WHAT TO DO: Give back every line exactly as it appears, pictures excluded.

DATA SHOWN:
####################

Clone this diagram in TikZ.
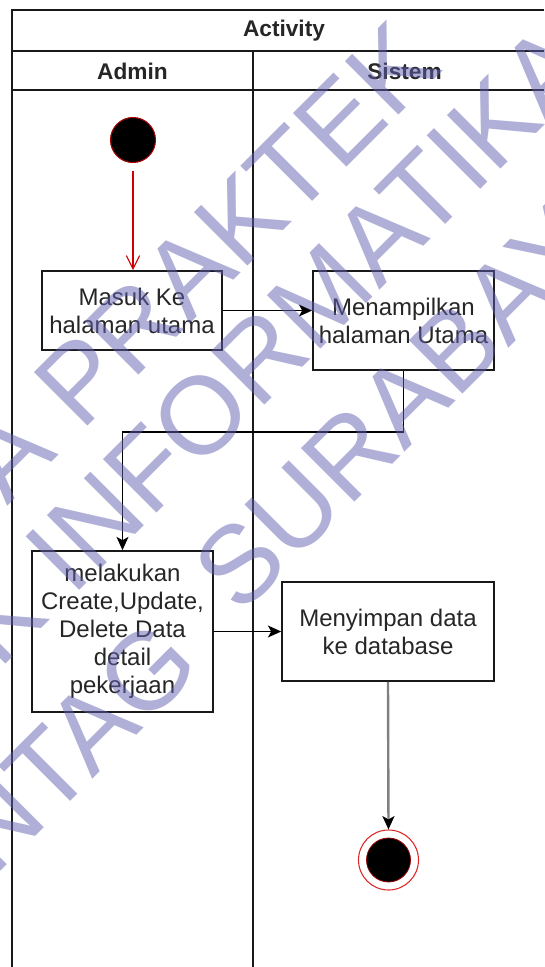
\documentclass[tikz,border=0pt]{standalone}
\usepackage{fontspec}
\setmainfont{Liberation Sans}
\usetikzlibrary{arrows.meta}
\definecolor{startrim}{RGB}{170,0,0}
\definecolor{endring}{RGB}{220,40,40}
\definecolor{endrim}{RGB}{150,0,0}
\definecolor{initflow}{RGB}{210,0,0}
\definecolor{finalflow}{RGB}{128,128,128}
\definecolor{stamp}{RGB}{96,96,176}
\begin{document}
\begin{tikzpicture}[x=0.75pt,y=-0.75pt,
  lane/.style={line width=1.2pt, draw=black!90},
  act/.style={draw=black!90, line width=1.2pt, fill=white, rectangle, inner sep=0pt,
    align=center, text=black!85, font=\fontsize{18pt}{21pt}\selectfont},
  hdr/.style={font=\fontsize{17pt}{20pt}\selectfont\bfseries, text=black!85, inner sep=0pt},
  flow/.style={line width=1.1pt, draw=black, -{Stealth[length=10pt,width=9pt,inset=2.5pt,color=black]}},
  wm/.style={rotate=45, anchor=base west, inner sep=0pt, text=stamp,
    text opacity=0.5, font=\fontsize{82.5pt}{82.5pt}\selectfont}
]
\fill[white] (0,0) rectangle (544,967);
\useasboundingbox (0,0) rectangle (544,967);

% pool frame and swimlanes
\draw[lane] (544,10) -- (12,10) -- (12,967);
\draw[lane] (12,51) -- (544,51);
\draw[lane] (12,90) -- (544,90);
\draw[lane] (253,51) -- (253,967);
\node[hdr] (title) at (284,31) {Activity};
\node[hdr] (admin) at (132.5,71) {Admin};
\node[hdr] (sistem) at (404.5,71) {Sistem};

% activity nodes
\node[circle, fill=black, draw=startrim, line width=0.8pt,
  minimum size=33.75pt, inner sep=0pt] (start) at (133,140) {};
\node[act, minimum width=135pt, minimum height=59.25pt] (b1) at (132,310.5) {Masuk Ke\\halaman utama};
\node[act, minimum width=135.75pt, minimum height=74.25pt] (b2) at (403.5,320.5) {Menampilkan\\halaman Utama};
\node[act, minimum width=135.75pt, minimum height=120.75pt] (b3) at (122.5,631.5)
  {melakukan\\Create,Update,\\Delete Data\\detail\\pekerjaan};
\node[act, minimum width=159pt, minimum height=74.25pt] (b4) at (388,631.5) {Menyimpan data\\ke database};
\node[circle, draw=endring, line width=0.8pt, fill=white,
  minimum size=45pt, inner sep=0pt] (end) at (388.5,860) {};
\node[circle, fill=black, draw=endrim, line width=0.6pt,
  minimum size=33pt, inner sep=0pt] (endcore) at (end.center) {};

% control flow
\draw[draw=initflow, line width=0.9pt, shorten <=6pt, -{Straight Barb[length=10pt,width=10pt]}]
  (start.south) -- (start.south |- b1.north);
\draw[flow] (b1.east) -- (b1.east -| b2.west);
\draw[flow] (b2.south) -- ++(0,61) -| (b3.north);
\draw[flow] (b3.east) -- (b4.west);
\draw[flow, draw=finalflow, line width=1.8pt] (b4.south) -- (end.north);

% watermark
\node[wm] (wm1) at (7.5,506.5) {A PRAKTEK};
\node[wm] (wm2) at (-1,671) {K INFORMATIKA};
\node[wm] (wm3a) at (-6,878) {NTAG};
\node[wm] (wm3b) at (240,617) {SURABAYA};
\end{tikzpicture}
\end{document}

####################

COMPLETE OUTPUT:
Clone this diagram in TikZ.
\documentclass[tikz,border=0pt]{standalone}
\usepackage{fontspec}
\setmainfont{Liberation Sans}
\usetikzlibrary{arrows.meta}
\definecolor{startrim}{RGB}{170,0,0}
\definecolor{endring}{RGB}{220,40,40}
\definecolor{endrim}{RGB}{150,0,0}
\definecolor{initflow}{RGB}{210,0,0}
\definecolor{finalflow}{RGB}{128,128,128}
\definecolor{stamp}{RGB}{96,96,176}
\begin{document}
\begin{tikzpicture}[x=0.75pt,y=-0.75pt,
  lane/.style={line width=1.2pt, draw=black!90},
  act/.style={draw=black!90, line width=1.2pt, fill=white, rectangle, inner sep=0pt,
    align=center, text=black!85, font=\fontsize{18pt}{21pt}\selectfont},
  hdr/.style={font=\fontsize{17pt}{20pt}\selectfont\bfseries, text=black!85, inner sep=0pt},
  flow/.style={line width=1.1pt, draw=black, -{Stealth[length=10pt,width=9pt,inset=2.5pt,color=black]}},
  wm/.style={rotate=45, anchor=base west, inner sep=0pt, text=stamp,
    text opacity=0.5, font=\fontsize{82.5pt}{82.5pt}\selectfont}
]
\fill[white] (0,0) rectangle (544,967);
\useasboundingbox (0,0) rectangle (544,967);

% pool frame and swimlanes
\draw[lane] (544,10) -- (12,10) -- (12,967);
\draw[lane] (12,51) -- (544,51);
\draw[lane] (12,90) -- (544,90);
\draw[lane] (253,51) -- (253,967);
\node[hdr] (title) at (284,31) {Activity};
\node[hdr] (admin) at (132.5,71) {Admin};
\node[hdr] (sistem) at (404.5,71) {Sistem};

% activity nodes
\node[circle, fill=black, draw=startrim, line width=0.8pt,
  minimum size=33.75pt, inner sep=0pt] (start) at (133,140) {};
\node[act, minimum width=135pt, minimum height=59.25pt] (b1) at (132,310.5) {Masuk Ke\\halaman utama};
\node[act, minimum width=135.75pt, minimum height=74.25pt] (b2) at (403.5,320.5) {Menampilkan\\halaman Utama};
\node[act, minimum width=135.75pt, minimum height=120.75pt] (b3) at (122.5,631.5)
  {melakukan\\Create,Update,\\Delete Data\\detail\\pekerjaan};
\node[act, minimum width=159pt, minimum height=74.25pt] (b4) at (388,631.5) {Menyimpan data\\ke database};
\node[circle, draw=endring, line width=0.8pt, fill=white,
  minimum size=45pt, inner sep=0pt] (end) at (388.5,860) {};
\node[circle, fill=black, draw=endrim, line width=0.6pt,
  minimum size=33pt, inner sep=0pt] (endcore) at (end.center) {};

% control flow
\draw[draw=initflow, line width=0.9pt, shorten <=6pt, -{Straight Barb[length=10pt,width=10pt]}]
  (start.south) -- (start.south |- b1.north);
\draw[flow] (b1.east) -- (b1.east -| b2.west);
\draw[flow] (b2.south) -- ++(0,61) -| (b3.north);
\draw[flow] (b3.east) -- (b4.west);
\draw[flow, draw=finalflow, line width=1.8pt] (b4.south) -- (end.north);

% watermark
\node[wm] (wm1) at (7.5,506.5) {A PRAKTEK};
\node[wm] (wm2) at (-1,671) {K INFORMATIKA};
\node[wm] (wm3a) at (-6,878) {NTAG};
\node[wm] (wm3b) at (240,617) {SURABAYA};
\end{tikzpicture}
\end{document}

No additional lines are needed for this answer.